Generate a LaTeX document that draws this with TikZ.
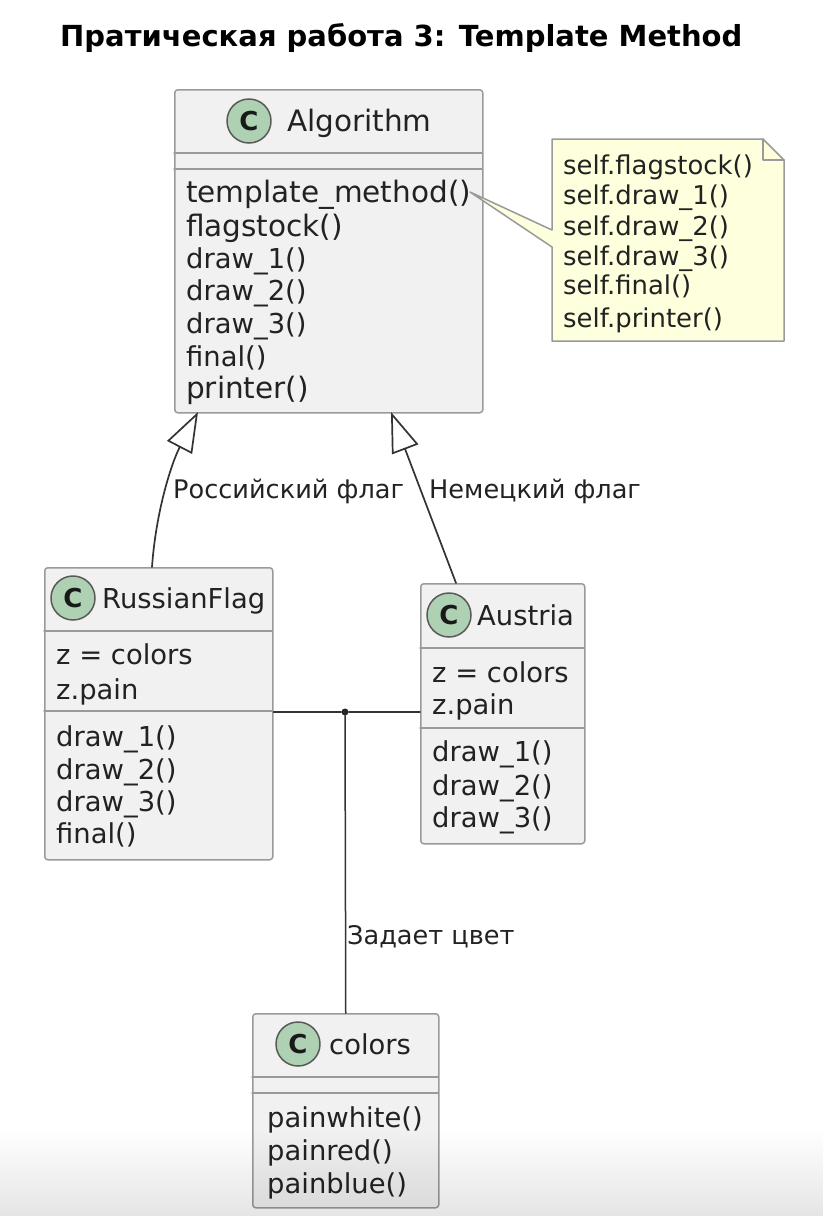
\documentclass[tikz,border=0pt]{standalone}
\usepackage{fontspec}
\setmainfont{DejaVu Sans}
\usetikzlibrary{arrows.meta, fadings}
\definecolor{boxfill}{HTML}{F1F1F1}
\definecolor{boxline}{HTML}{9A9A9A}
\definecolor{notefill}{HTML}{FEFFDD}
\definecolor{spotfill}{HTML}{ADD1B2}
\definecolor{inktext}{HTML}{222222}
\tikzstyle{every node}=[text=inktext, inner sep=0pt]
\tikzstyle{every path}=[line cap=round, line join=round]
\tikzset{
  classbox/.style={draw=boxline, fill=boxfill, line width=1.5pt, rounded corners=3pt, anchor=north west},
  classrule/.style={draw=boxline, line width=1.5pt},
  spot/.style={circle, draw=black!65, fill=spotfill, line width=1.5pt, minimum size=44pt, font=\fontsize{26}{26}\selectfont\bfseries, text=black!90},
  classname/.style={anchor=base west, yshift=-1pt, font=\fontsize{27.4}{27.4}\selectfont},
  member/.style={anchor=base west, yshift=-1pt, font=\fontsize{27.4}{27.4}\selectfont},
  bigmember/.style={anchor=base west, yshift=-1pt, font=\fontsize{29.5}{29.5}\selectfont},
  notetext/.style={anchor=base west, yshift=-1pt, font=\fontsize{25.9}{25.9}\selectfont},
  linklabel/.style={anchor=base west, yshift=-1pt, font=\fontsize{25.6}{25.6}\selectfont},
  link/.style={draw=black!80, line width=1.7pt},
  extends/.style={link, {Triangle[open, length=40pt, width=28pt, fill=white]}-},
}
\begin{document}
\begin{tikzpicture}[x=1pt, y=-1pt]
  \useasboundingbox (0,0) rectangle (824,1216);

  % Title
  \node[anchor=base west, font=\fontsize{29}{29}\selectfont\bfseries, text=black] (title) at (60,46) {Пратическая работа 3: Template Method};

  % Algorithm
  \node[classbox, minimum width=308pt, minimum height=323pt] (algorithm) at (174,89) {};
  \draw[classrule] (174,153) -- (482,153);
  \draw[classrule] (174,169) -- (482,169);
  \node[spot] (algorithmspot) at (249,121) {C};
  \node[bigmember] (algorithmname) at (287,130) {Algorithm};
  \node[bigmember] (m1) at (186,201) {template\_method()};
  \node[bigmember] (m2) at (186,235) {flagstock()};
  \node[member] (m3) at (186,267) {draw\_1()};
  \node[member] (m4) at (186,299) {draw\_2()};
  \node[member] (m5) at (186,332) {draw\_3()};
  \node[member] (m6) at (186,365) {final()};
  \node[bigmember] (m7) at (186,397) {printer()};

  % Note
  \draw[draw=boxline, fill=notefill, line width=1.5pt] (552,139) -- (763,139) -- (784,160) -- (784,341) -- (552,341) -- (552,247) -- (470,192) -- (552,230) -- cycle;
  \draw[draw=boxline, line width=1.5pt] (763,139) -- (763,160) -- (784,160);
  \node[notetext] (n1) at (563,173) {self.flagstock()};
  \node[notetext] (n2) at (563,203) {self.draw\_1()};
  \node[notetext] (n3) at (563,234) {self.draw\_2()};
  \node[notetext] (n4) at (563,264) {self.draw\_3()};
  \node[notetext] (n5) at (563,293) {self.final()};
  \node[notetext] (n6) at (563,326) {self.printer()};

  % RussianFlag
  \node[classbox, minimum width=228pt, minimum height=292pt] (russian) at (44,567) {};
  \draw[classrule] (44,631) -- (272,631);
  \draw[classrule] (44,711) -- (272,711);
  \node[spot] (russianspot) at (73,598) {C};
  \node[classname] (russianname) at (102,607) {RussianFlag};
  \node[member] (r1) at (56,663) {z = colors};
  \node[member] (r2) at (56,698) {z.pain};
  \node[member] (r3) at (56,745) {draw\_1()};
  \node[member] (r4) at (56,778) {draw\_2()};
  \node[member] (r5) at (56,810) {draw\_3()};
  \node[member] (r6) at (56,842) {final()};

  % Austria
  \node[classbox, minimum width=164pt, minimum height=260pt] (austria) at (420,583) {};
  \draw[classrule] (420,648) -- (584,648);
  \draw[classrule] (420,728) -- (584,728);
  \node[spot] (austriaspot) at (449,615) {C};
  \node[classname] (austrianame) at (477,624) {Austria};
  \node[member] (a1) at (432,681) {z = colors};
  \node[member] (a2) at (432,713) {z.pain};
  \node[member] (a3) at (432,760) {draw\_1()};
  \node[member] (a4) at (432,794) {draw\_2()};
  \node[member] (a5) at (432,826) {draw\_3()};

  % colors
  \node[classbox, minimum width=186pt, minimum height=194pt] (colors) at (252,1013) {};
  \draw[classrule] (252,1077) -- (438,1077);
  \draw[classrule] (252,1093) -- (438,1093);
  \node[spot] (colorsspot) at (298,1044) {C};
  \node[classname] (colorsname) at (329,1053) {colors};
  \node[member] (c1) at (267,1126) {painwhite()};
  \node[member] (c2) at (267,1159) {painred()};
  \node[member] (c3) at (267,1192) {painblue()};

  % Links
  \coordinate (russiantip) at (198,412);
  \coordinate (russiantail) at (152,567);
  \coordinate (austriatip) at (391,412);
  \coordinate (austriatail) at (456,583);
  \draw[extends] (russiantip) .. controls (172,462) and (156,510) .. (russiantail);
  \draw[extends] (austriatip) -- (austriatail);
  \node[circle, fill=black!85, minimum size=7pt] (join) at (345,712) {};
  \draw[link, line width=1.5pt] (russian.east |- join) -- (join) -- (austria.west |- join);
  \draw[link, line width=1.5pt] (join) -- (colors.north);

  % Link labels
  \node[linklabel] (russianlabel) at (173,497) {Российский флаг};
  \node[linklabel] (austrialabel) at (429,497) {Немецкий флаг};
  \node[linklabel] (colorslabel) at (347,943) {Задает цвет};

  % Fade at the bottom
  \fill[black, opacity=0.1, path fading=north] (0,1130) rectangle (824,1216);
\end{tikzpicture}
\end{document}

· · ·

Written problem.
Return, unchanged, the lines from the first line of the material through the line that holds "text=black] (title) at", inclusive, omitting pictures.

Response.
Generate a LaTeX document that draws this with TikZ.
\documentclass[tikz,border=0pt]{standalone}
\usepackage{fontspec}
\setmainfont{DejaVu Sans}
\usetikzlibrary{arrows.meta, fadings}
\definecolor{boxfill}{HTML}{F1F1F1}
\definecolor{boxline}{HTML}{9A9A9A}
\definecolor{notefill}{HTML}{FEFFDD}
\definecolor{spotfill}{HTML}{ADD1B2}
\definecolor{inktext}{HTML}{222222}
\tikzstyle{every node}=[text=inktext, inner sep=0pt]
\tikzstyle{every path}=[line cap=round, line join=round]
\tikzset{
  classbox/.style={draw=boxline, fill=boxfill, line width=1.5pt, rounded corners=3pt, anchor=north west},
  classrule/.style={draw=boxline, line width=1.5pt},
  spot/.style={circle, draw=black!65, fill=spotfill, line width=1.5pt, minimum size=44pt, font=\fontsize{26}{26}\selectfont\bfseries, text=black!90},
  classname/.style={anchor=base west, yshift=-1pt, font=\fontsize{27.4}{27.4}\selectfont},
  member/.style={anchor=base west, yshift=-1pt, font=\fontsize{27.4}{27.4}\selectfont},
  bigmember/.style={anchor=base west, yshift=-1pt, font=\fontsize{29.5}{29.5}\selectfont},
  notetext/.style={anchor=base west, yshift=-1pt, font=\fontsize{25.9}{25.9}\selectfont},
  linklabel/.style={anchor=base west, yshift=-1pt, font=\fontsize{25.6}{25.6}\selectfont},
  link/.style={draw=black!80, line width=1.7pt},
  extends/.style={link, {Triangle[open, length=40pt, width=28pt, fill=white]}-},
}
\begin{document}
\begin{tikzpicture}[x=1pt, y=-1pt]
  \useasboundingbox (0,0) rectangle (824,1216);

  % Title
  \node[anchor=base west, font=\fontsize{29}{29}\selectfont\bfseries, text=black] (title) at (60,46) {Пратическая работа 3: Template Method};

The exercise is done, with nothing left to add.